Pfizer yöneticisi, aşının bulaşıcılığını engelleyip engellemediğinin piyasaya girilmeden bilinmediğini söyledi
Watch as Pfizer executive Janine Small admits to EU parliament that Pfizer did not test the vaccine for preventing transmission of Covid prior to it being made available to the public.
Small says, “We had to really move at the speed of science..we had to do everything at risk.” pic.twitter.com/FvTn01zv3J
— True North (@TrueNorthCentre) October 11, 2022
Pfizer’ın yöneticilerinden Janine Small, şirket CEO’su Albert Bourla’nın yerine Avrupa Parlamentosu tarafından gerçekleştirilen oturumlara katıldı. Burada AB yetkilileri, katılan birçok ilaç firmasına sorular yönelttiği. Bunlardan biri de Pfizer yöneticisineydi.
Hollandalı Avrupa Parlamentosu üyesi Rob Roos, Small’a “Pfizer COVID aşısı piyasaya sürülmeden önce virüsün bulaşmayı engelleyip engellemediği konusunda test edildi mi?” sorusunu yöneltti. Small da bu soruya şu şekilde cevap verdi: “Piyasaya girmeden önce bulaşıcılığı durdurup durdurmadığını biliyor muyduk? Hayır. Piyasada neler olup bittiğini gerçekten anlamak için bilim hızında ilerlemek zorundaydık”
Risk almak zorunda olduklarını söyleyen Small, CEO Dr. Bourla orda olsaydı da “Biz değilsek o zaman kim?” yanıtını verirdi ifadelerini kullandı. Small ek olarak dünyada olup bitenin önemini anladıklarını; bu yüzden de Pfizer’ın risk alarak pandemiye yardımcı olabilmemiz, gerekli araştırma ve üretimi gerçekleştirmemiz için 2 milyar dolar harcadıklarını söyledi.

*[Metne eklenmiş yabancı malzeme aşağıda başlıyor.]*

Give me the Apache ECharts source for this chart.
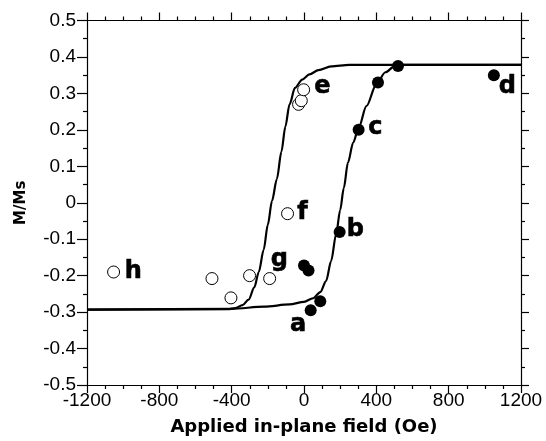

Small’ın bu açıklamaları kısa sürede gündem oldu. Soruyu yönelten Roos, açıklamayı ‘skandal’ olarak nitelendirdi ve ‘başkaları için aşı olun’ sloganlarıyla aşı olmaya zorlandıklarını ifade etti. Birçok aşı karşıtı insan da benzer şekilde buna tepki gösterdi ve açıklamaları hiç test yapılmamış gibi göstermeye çalıştı.

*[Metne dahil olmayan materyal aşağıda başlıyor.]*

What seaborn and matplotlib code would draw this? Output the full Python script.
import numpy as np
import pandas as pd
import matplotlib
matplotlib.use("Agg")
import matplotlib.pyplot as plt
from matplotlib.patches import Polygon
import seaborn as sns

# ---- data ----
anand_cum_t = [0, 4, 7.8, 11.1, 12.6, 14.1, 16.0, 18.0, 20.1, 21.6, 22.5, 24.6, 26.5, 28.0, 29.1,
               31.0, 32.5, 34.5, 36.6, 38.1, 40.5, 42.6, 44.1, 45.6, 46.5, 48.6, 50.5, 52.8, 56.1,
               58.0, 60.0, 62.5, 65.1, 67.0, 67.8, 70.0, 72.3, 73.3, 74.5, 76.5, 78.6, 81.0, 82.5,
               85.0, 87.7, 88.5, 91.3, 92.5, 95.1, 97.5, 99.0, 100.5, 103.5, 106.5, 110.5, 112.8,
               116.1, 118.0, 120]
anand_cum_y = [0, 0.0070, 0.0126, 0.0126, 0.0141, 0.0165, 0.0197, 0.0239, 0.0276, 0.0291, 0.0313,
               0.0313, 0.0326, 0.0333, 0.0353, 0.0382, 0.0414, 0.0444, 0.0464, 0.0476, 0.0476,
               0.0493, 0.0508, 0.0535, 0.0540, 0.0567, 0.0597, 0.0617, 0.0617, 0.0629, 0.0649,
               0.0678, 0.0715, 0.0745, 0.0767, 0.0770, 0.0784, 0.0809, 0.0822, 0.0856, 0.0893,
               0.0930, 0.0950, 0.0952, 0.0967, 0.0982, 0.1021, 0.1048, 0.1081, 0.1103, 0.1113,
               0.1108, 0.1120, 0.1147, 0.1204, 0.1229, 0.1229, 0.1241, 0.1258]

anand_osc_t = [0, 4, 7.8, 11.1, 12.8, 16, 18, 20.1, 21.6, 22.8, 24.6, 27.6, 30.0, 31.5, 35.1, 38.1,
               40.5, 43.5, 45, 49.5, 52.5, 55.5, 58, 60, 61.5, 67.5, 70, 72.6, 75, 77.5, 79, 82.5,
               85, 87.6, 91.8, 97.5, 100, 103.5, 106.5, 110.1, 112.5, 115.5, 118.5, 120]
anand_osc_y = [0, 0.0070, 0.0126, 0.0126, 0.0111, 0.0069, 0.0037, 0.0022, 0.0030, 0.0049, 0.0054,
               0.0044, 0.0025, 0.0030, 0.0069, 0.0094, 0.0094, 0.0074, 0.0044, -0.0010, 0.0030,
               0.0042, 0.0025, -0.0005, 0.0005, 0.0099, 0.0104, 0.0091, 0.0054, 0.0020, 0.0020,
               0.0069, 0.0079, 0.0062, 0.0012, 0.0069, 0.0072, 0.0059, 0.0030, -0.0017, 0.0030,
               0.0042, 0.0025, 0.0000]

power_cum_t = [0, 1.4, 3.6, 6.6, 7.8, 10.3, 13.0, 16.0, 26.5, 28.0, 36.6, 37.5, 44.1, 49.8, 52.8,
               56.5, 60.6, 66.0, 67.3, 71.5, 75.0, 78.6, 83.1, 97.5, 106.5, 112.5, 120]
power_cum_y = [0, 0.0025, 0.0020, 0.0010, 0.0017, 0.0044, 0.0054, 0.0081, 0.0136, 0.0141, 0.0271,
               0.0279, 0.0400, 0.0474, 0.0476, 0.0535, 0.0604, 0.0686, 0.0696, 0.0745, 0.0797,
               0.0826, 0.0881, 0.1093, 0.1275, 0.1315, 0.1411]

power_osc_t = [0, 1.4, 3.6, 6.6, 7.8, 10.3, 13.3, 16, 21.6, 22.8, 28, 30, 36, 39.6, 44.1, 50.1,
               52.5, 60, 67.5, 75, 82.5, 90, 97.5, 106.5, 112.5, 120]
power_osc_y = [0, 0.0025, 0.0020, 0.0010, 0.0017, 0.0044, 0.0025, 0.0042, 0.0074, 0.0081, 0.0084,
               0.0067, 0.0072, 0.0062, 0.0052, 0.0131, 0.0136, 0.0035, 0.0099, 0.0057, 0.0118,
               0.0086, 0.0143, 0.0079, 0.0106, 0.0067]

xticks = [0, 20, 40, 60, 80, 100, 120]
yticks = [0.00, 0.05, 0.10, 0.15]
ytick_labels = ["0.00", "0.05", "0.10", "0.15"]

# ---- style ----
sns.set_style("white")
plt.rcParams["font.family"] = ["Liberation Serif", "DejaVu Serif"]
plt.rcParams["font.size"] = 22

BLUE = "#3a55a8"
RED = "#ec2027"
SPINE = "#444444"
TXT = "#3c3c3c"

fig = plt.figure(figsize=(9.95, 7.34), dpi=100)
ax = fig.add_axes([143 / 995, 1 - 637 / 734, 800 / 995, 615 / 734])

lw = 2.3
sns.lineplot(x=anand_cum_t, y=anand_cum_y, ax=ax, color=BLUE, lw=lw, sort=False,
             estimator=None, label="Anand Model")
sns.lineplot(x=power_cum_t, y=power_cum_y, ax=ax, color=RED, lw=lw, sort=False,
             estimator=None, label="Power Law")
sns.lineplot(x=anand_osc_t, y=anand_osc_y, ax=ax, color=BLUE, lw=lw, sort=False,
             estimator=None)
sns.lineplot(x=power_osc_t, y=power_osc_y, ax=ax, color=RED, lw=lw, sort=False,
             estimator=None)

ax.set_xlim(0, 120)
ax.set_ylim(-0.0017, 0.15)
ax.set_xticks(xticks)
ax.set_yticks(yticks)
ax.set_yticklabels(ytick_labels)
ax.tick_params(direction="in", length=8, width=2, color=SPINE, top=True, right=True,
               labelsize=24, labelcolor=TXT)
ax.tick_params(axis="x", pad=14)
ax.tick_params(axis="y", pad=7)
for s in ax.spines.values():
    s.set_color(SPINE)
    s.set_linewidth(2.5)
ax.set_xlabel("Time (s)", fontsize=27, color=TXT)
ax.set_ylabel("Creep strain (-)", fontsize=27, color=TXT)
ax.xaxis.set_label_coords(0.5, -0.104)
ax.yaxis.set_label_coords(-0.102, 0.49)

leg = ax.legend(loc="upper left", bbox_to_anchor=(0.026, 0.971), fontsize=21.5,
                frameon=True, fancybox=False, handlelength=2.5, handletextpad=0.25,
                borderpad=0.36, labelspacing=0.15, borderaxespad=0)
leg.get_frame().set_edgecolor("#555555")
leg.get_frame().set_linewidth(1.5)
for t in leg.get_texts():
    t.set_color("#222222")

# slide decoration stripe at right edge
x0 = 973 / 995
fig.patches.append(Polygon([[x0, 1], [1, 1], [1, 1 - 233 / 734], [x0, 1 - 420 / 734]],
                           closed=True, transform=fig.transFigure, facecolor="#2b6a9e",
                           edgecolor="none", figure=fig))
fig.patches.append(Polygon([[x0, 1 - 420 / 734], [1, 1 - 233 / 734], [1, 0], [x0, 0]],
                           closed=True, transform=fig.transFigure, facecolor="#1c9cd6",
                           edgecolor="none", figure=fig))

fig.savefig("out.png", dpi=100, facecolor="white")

Aşı karşıtlarının sosyal medyada yaptığı bazı paylaşımlar
🚨 BREAKING:
In COVID hearing, #Pfizer director admits: #vaccine was never tested on preventing transmission.
"Get vaccinated for others" was always a lie.
The only purpose of the #COVID passport: forcing people to get vaccinated.
The world needs to know. Share this video! ⤵️ pic.twitter.com/su1WqgB4dO
— Rob Roos MEP 🇳🇱 (@Rob_Roos) October 11, 2022
“‘Başkaları için aşı olun” sloganı hep yalandı’ COVID pasaportunun tek amacı insanları aşı olmaya zorlamaktı.”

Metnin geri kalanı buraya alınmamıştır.